Exercise requirements >>
Extract, in full, the lines below, beginning at the first and ending with the line that contains "from bokeh.resources import INLINE". Pictures do not belong in the copy.

※ ※ ※

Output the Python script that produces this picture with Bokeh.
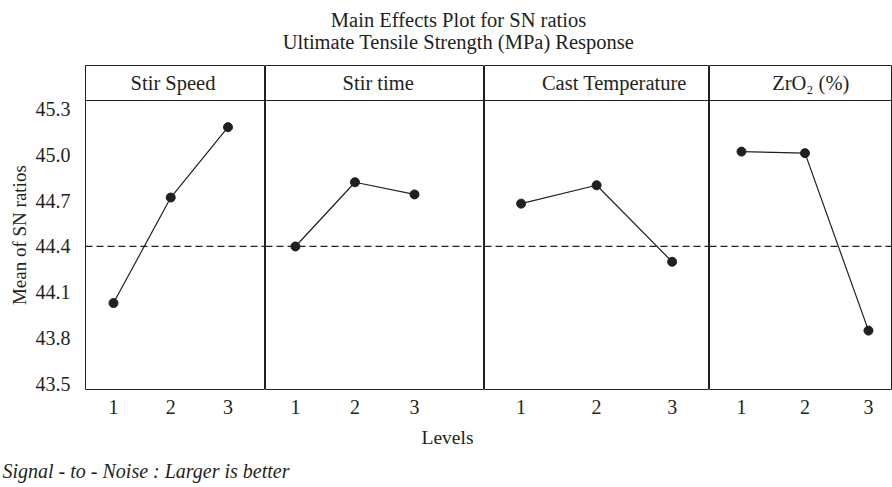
import math
from bokeh.plotting import figure
from bokeh.layouts import column, row
from bokeh.models import Range1d, FixedTicker, Span, ColumnDataSource, PrintfTickFormatter
from bokeh.core.properties import value
from bokeh.embed import file_html
from bokeh.resources import INLINE

# ---------------- data ----------------
levels = [1, 2, 3]
factors = ["Stir Speed", "Stir time", "Cast Temperature", "ZrO\u2082 (%)"]
stir_speed = [44.03, 44.72, 45.18]
stir_time = [44.40, 44.82, 44.74]
cast_temperature = [44.68, 44.80, 44.30]
zro2 = [45.02, 45.01, 43.85]
overall_mean = 44.4
y_ticks = [43.5, 43.8, 44.1, 44.4, 44.7, 45.0, 45.3]
title_lines = ["Main Effects Plot for SN ratios", "Ultimate Tensile Strength (MPa) Response"]
x_title = "Levels"
y_title = "Mean of SN ratios"
footnote = "Signal - to - Noise : Larger is better"

series = [stir_speed, stir_time, cast_temperature, zro2]

# ---------------- layout / style ----------------
FONT = "Liberation Serif"
INK = "#231f20"
panel_w = [180, 219, 225, 183]
x_lims = [(0.511, 3.655), (0.497, 4.176), (0.515, 3.495), (0.496, 3.378)]
header_x = [2.04, 2.39, 2.235, 2.09]
header_y = 45.469      # middle of the facet strip
strip_bottom = 45.354  # line separating facet strip from data area
YLAB_W = 30
LEFT = 55
FIG_H = 361
y_range = Range1d(43.465, 45.583)


def blank(w, h):
    p = figure(width=w, height=h, x_range=Range1d(0, w), y_range=Range1d(0, h),
               output_backend="svg", toolbar_location=None,
               x_axis_location=None, y_axis_location=None,
               min_border_left=0, min_border_right=0, min_border_top=0, min_border_bottom=0)
    p.grid.visible = False
    p.outline_line_color = None
    return p


# title
tfig = blank(892, 60)
tfig.text(x=[458, 458], y=[41, 19], text=title_lines, text_font=value(FONT),
          text_font_size="20.5px", text_align="center", text_baseline="middle", text_color=INK)

# y-axis title strip
yfig = blank(YLAB_W, FIG_H)
yfig.text(x=[19], y=[172], text=[y_title], angle=math.pi / 2, text_font=value(FONT),
          text_font_size="19px", text_align="center", text_baseline="middle", text_color=INK)

panels = []
for i in range(4):
    xr = Range1d(*x_lims[i])
    lb = LEFT if i == 0 else 0
    w = panel_w[i] + lb

    p = figure(width=w, height=FIG_H, x_range=xr, y_range=y_range,
               output_backend="svg", toolbar_location=None,
               y_axis_location=("left" if i == 0 else None),
               min_border_left=lb, min_border_right=0, min_border_top=5, min_border_bottom=32)
    p.grid.visible = False
    p.outline_line_color = INK
    p.outline_line_width = 1
    p.background_fill_color = "white"

    ax = p.xaxis[0]
    ax.ticker = FixedTicker(ticks=levels)
    ax.major_label_text_font = FONT
    ax.major_label_text_font_size = "20px"
    ax.major_label_text_color = INK
    ax.major_tick_line_color = None
    ax.minor_tick_line_color = None
    ax.axis_line_color = None
    ax.major_label_standoff = 4

    if i == 0:
        ay = p.yaxis[0]
        ay.ticker = FixedTicker(ticks=y_ticks)
        ay.formatter = PrintfTickFormatter(format="%.1f")
        ay.major_label_text_font = FONT
        ay.major_label_text_font_size = "20px"
        ay.major_label_text_color = INK
        ay.major_tick_line_color = None
        ay.minor_tick_line_color = None
        ay.axis_line_color = None
        ay.major_label_standoff = 9

    # facet strip
    p.add_layout(Span(location=strip_bottom, dimension="width", line_color=INK, line_width=1))
    p.text(x=[header_x[i]], y=[header_y], text=[factors[i]], text_font=value(FONT),
           text_font_size="20.5px", text_align="center", text_baseline="middle", text_color=INK)

    # reference line and effects
    p.add_layout(Span(location=overall_mean, dimension="width", line_color=INK,
                      line_width=1.2, line_dash="7 4"))
    src = ColumnDataSource(dict(x=levels, y=series[i]))
    p.line("x", "y", source=src, line_color=INK, line_width=1.2)
    p.scatter("x", "y", source=src, size=9, fill_color=INK, line_color=INK)
    panels.append(p)

# bottom: x title and footnote
bfig = blank(892, 66)
bfig.text(x=[447], y=[50], text=[x_title], text_font=value(FONT), text_font_size="19.5px",
          text_align="center", text_baseline="middle", text_color=INK)
bfig.text(x=[2], y=[17], text=[footnote], text_font=value(FONT), text_font_size="20px",
          text_font_style="italic", text_align="left", text_baseline="middle", text_color=INK)

layout = column(tfig, row(yfig, *panels), bfig)
open("out.html", "w").write(file_html(layout, INLINE))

※ ※ ※

Solution >>
Output the Python script that produces this picture with Bokeh.
import math
from bokeh.plotting import figure
from bokeh.layouts import column, row
from bokeh.models import Range1d, FixedTicker, Span, ColumnDataSource, PrintfTickFormatter
from bokeh.core.properties import value
from bokeh.embed import file_html
from bokeh.resources import INLINE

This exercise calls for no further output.